Builder's Outlet just hired a new chief financial officer. To get a feel for the company, she wants to compare the firm's sales and costs over the past three years to determine if any trends are present and also determine where the firm might need to make changes. Which one of the following statements will best suit her purposes? - Income statement - Balance sheet - Common-size income statement - Common-size balance sheet - Statement of cash flows

Common-size income statement

The DuPont identity can be accurately defined as: - Return on equity × Total asset turnover × Equity multiplier. - Equity multiplier × Return on assets. - Profit margin × Return on equity. - Total asset turnover × Profit margin × Debt-equity ratio. - Equity multiplier × Return on assets × Profit margin.

Equity multiplier × Return on assets

Which one of the following is the maximum growth rate that a firm can achieve without any additional external financing? - DuPont rate - External growth rate - Sustainable growth rate - Internal growth rate - Cash flow rate

Internal growth rate

Scranton Paper Company generates $.97 in sales for every $1 invested in total assets. Which one of the following ratios would reflect this relationship? - Receivables turnover - Equity multiplier - Profit margin - Return on assets - Total asset turnover

Total asset turnover

A firm can increase its sustainable rate of growth by decreasing its: - profit margin. - dividends. - total asset turnover. - target debt-equity ratio. - equity multiplier.

dividends

A common-size balance sheet helps financial managers determine: - which customers are paying on a timely basis. - if costs are increasing faster or slower than sales. - if changes are occurring in a firm's mix of assets. - if a firm is generating more or less sales per dollar of assets than in prior years. - the rate at which the firm's dividend payout is changing.

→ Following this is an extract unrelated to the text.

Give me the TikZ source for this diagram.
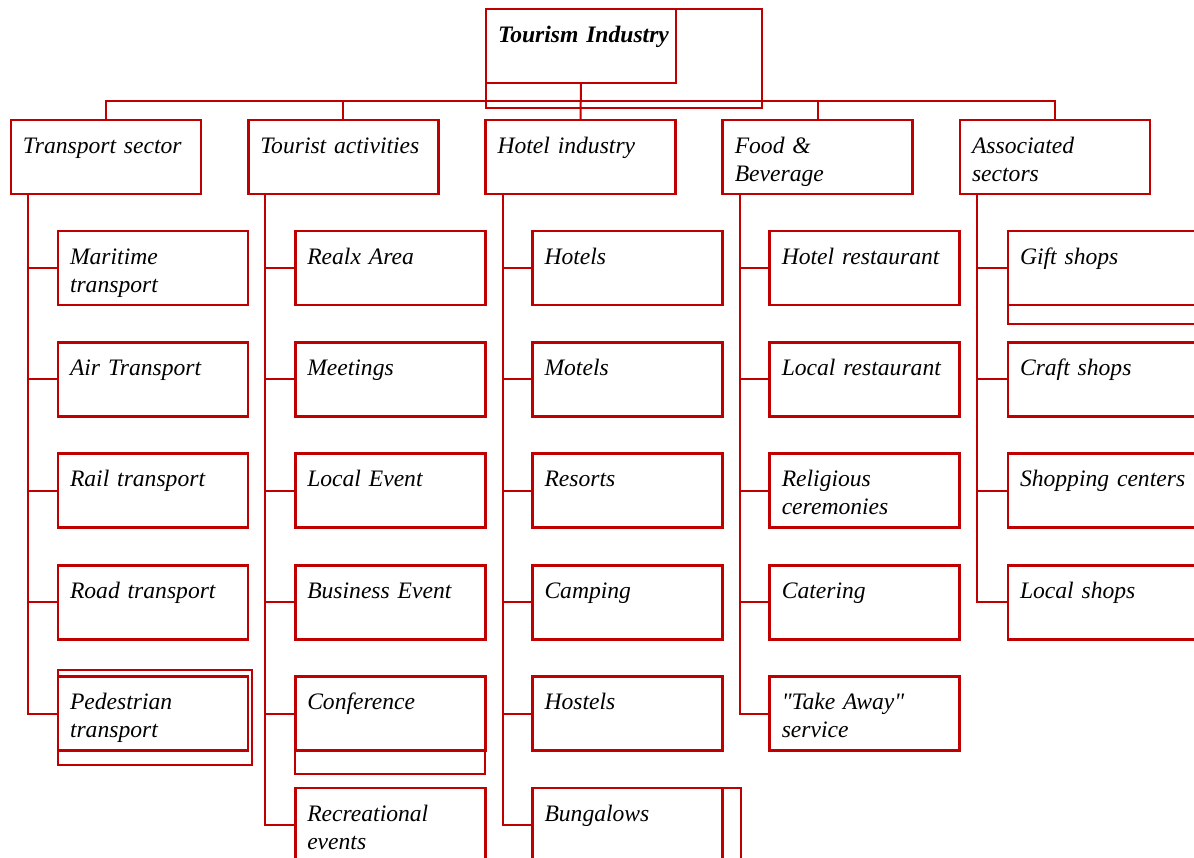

if changes are occurring in a firm's mix of assets

The equity multiplier is equal to: - one plus the debt-equity ratio. - one plus the total asset turnover. - total debt divided by total equity. - total equity divided by total assets. - one divided by the total asset turnover.

one plus the debt-equity ratio.

Financial statement analysis: - is primarily used to identify account values that meet the normal standards. - is limited to internal use by a firm's managers. - provides useful information that can serve as a basis for forecasting future performance. - provides useful information to shareholders but not to debtholders. - is enhanced by comparing results to those of a firm's peers but not by comparing results to prior periods.

provides useful information that can serve as a basis for forecasting future performance

If a firm has an inventory turnover of 15, the firm: - sells its entire inventory every 15 days. - stocks its inventory only once every 15 days. - delivers inventory to its customers every 15 days. - sells its inventory by granting customers 15 days of free credit. - sells its entire inventory an average of 15 times each year.

sells its entire inventory an average of 15 times each year

The sustainable growth rate is based on the premise that: - an additional dollar of debt will be acquired only if an additional dollar in equity shares is issued. - no additional equity will be added to the firm. - the debt-equity ratio will be held constant. - the dividend payout ratio will be zero. - the dividend payout ratio will increase at a steady rate.

the debt-equity ratio will be held constant

Common-size financial statements present all balance sheet account values as a percentage of: - the forecasted budget. - sales. - total equity. - total assets. - last year's account value.